Task details
Omit all pictures, then retype the data exactly as given.

Source excerpt
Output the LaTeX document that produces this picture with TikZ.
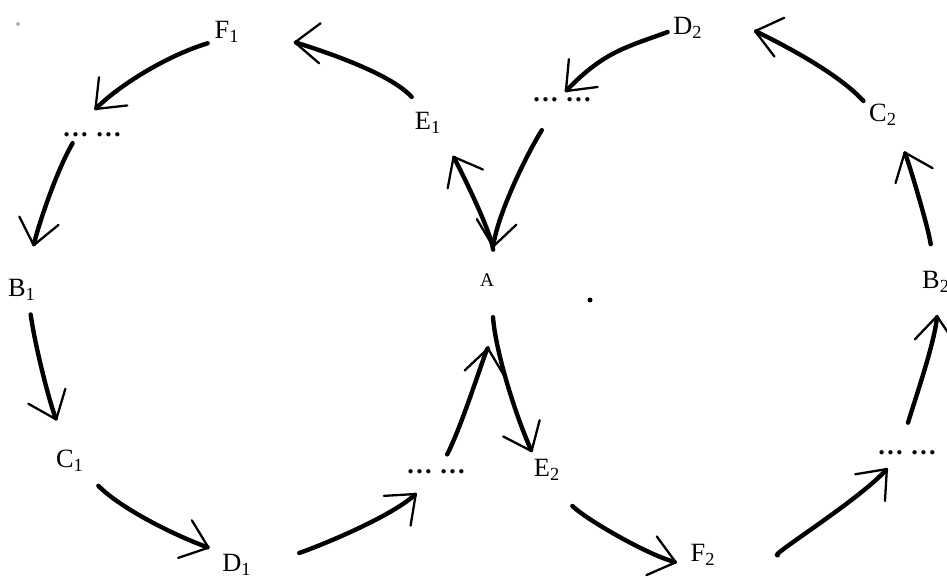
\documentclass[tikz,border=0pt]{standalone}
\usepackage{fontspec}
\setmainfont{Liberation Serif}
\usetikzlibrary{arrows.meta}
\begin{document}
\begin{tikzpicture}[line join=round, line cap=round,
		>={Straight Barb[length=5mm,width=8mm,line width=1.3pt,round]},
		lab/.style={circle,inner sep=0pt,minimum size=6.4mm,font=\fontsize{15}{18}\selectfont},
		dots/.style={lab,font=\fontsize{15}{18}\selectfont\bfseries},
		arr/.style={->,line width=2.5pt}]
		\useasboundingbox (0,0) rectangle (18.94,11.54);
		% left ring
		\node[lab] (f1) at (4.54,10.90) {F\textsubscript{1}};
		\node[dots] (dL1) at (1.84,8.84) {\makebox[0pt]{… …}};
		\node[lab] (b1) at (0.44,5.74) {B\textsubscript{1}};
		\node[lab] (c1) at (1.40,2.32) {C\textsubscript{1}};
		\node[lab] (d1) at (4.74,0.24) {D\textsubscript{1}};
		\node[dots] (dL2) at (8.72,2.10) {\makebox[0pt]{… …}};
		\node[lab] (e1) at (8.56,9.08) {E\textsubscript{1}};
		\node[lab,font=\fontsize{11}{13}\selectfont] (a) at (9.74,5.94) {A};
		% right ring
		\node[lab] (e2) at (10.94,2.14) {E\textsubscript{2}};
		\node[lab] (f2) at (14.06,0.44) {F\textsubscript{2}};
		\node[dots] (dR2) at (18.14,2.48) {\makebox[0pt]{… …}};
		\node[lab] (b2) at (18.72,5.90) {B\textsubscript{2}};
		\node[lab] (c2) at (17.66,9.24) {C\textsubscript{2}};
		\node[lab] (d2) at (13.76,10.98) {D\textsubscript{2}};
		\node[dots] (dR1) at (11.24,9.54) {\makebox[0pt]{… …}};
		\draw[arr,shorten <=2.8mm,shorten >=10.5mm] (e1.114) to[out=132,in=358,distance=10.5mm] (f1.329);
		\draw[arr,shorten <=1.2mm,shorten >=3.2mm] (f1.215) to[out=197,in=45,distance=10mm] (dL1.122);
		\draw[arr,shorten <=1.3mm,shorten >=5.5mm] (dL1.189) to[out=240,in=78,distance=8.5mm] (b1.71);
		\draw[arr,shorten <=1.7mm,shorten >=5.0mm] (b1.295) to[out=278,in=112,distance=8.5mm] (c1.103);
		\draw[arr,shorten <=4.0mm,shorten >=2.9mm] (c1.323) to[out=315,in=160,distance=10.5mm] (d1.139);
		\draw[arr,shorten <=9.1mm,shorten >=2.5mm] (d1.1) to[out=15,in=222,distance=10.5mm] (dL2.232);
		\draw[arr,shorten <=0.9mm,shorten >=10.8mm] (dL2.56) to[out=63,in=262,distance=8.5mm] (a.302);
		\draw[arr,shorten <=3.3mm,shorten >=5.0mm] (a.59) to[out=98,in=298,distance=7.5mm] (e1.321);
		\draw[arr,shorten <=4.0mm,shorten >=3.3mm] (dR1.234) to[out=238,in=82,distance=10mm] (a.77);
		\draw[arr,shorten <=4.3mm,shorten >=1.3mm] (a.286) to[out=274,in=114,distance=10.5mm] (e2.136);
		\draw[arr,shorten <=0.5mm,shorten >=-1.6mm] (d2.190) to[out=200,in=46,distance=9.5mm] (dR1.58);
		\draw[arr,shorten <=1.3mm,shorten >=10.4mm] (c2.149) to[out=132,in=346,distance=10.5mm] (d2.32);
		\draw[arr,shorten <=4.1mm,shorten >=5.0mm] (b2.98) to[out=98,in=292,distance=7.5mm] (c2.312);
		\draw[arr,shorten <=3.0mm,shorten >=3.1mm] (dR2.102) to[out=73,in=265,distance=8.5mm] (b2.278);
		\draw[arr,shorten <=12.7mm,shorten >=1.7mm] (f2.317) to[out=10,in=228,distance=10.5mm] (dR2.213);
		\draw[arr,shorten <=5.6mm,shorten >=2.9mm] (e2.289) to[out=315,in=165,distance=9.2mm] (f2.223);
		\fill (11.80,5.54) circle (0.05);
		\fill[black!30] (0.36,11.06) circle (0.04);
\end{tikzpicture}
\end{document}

Completed exercise
Output the LaTeX document that produces this picture with TikZ.
\documentclass[tikz,border=0pt]{standalone}
\usepackage{fontspec}
\setmainfont{Liberation Serif}
\usetikzlibrary{arrows.meta}
\begin{document}
\begin{tikzpicture}[line join=round, line cap=round,
		>={Straight Barb[length=5mm,width=8mm,line width=1.3pt,round]},
		lab/.style={circle,inner sep=0pt,minimum size=6.4mm,font=\fontsize{15}{18}\selectfont},
		dots/.style={lab,font=\fontsize{15}{18}\selectfont\bfseries},
		arr/.style={->,line width=2.5pt}]
		\useasboundingbox (0,0) rectangle (18.94,11.54);
		% left ring
		\node[lab] (f1) at (4.54,10.90) {F\textsubscript{1}};
		\node[dots] (dL1) at (1.84,8.84) {\makebox[0pt]{… …}};
		\node[lab] (b1) at (0.44,5.74) {B\textsubscript{1}};
		\node[lab] (c1) at (1.40,2.32) {C\textsubscript{1}};
		\node[lab] (d1) at (4.74,0.24) {D\textsubscript{1}};
		\node[dots] (dL2) at (8.72,2.10) {\makebox[0pt]{… …}};
		\node[lab] (e1) at (8.56,9.08) {E\textsubscript{1}};
		\node[lab,font=\fontsize{11}{13}\selectfont] (a) at (9.74,5.94) {A};
		% right ring
		\node[lab] (e2) at (10.94,2.14) {E\textsubscript{2}};
		\node[lab] (f2) at (14.06,0.44) {F\textsubscript{2}};
		\node[dots] (dR2) at (18.14,2.48) {\makebox[0pt]{… …}};
		\node[lab] (b2) at (18.72,5.90) {B\textsubscript{2}};
		\node[lab] (c2) at (17.66,9.24) {C\textsubscript{2}};
		\node[lab] (d2) at (13.76,10.98) {D\textsubscript{2}};
		\node[dots] (dR1) at (11.24,9.54) {\makebox[0pt]{… …}};
		\draw[arr,shorten <=2.8mm,shorten >=10.5mm] (e1.114) to[out=132,in=358,distance=10.5mm] (f1.329);
		\draw[arr,shorten <=1.2mm,shorten >=3.2mm] (f1.215) to[out=197,in=45,distance=10mm] (dL1.122);
		\draw[arr,shorten <=1.3mm,shorten >=5.5mm] (dL1.189) to[out=240,in=78,distance=8.5mm] (b1.71);
		\draw[arr,shorten <=1.7mm,shorten >=5.0mm] (b1.295) to[out=278,in=112,distance=8.5mm] (c1.103);
		\draw[arr,shorten <=4.0mm,shorten >=2.9mm] (c1.323) to[out=315,in=160,distance=10.5mm] (d1.139);
		\draw[arr,shorten <=9.1mm,shorten >=2.5mm] (d1.1) to[out=15,in=222,distance=10.5mm] (dL2.232);
		\draw[arr,shorten <=0.9mm,shorten >=10.8mm] (dL2.56) to[out=63,in=262,distance=8.5mm] (a.302);
		\draw[arr,shorten <=3.3mm,shorten >=5.0mm] (a.59) to[out=98,in=298,distance=7.5mm] (e1.321);
		\draw[arr,shorten <=4.0mm,shorten >=3.3mm] (dR1.234) to[out=238,in=82,distance=10mm] (a.77);
		\draw[arr,shorten <=4.3mm,shorten >=1.3mm] (a.286) to[out=274,in=114,distance=10.5mm] (e2.136);
		\draw[arr,shorten <=0.5mm,shorten >=-1.6mm] (d2.190) to[out=200,in=46,distance=9.5mm] (dR1.58);
		\draw[arr,shorten <=1.3mm,shorten >=10.4mm] (c2.149) to[out=132,in=346,distance=10.5mm] (d2.32);
		\draw[arr,shorten <=4.1mm,shorten >=5.0mm] (b2.98) to[out=98,in=292,distance=7.5mm] (c2.312);
		\draw[arr,shorten <=3.0mm,shorten >=3.1mm] (dR2.102) to[out=73,in=265,distance=8.5mm] (b2.278);
		\draw[arr,shorten <=12.7mm,shorten >=1.7mm] (f2.317) to[out=10,in=228,distance=10.5mm] (dR2.213);
		\draw[arr,shorten <=5.6mm,shorten >=2.9mm] (e2.289) to[out=315,in=165,distance=9.2mm] (f2.223);
		\fill (11.80,5.54) circle (0.05);
		\fill[black!30] (0.36,11.06) circle (0.04);
\end{tikzpicture}
\end{document}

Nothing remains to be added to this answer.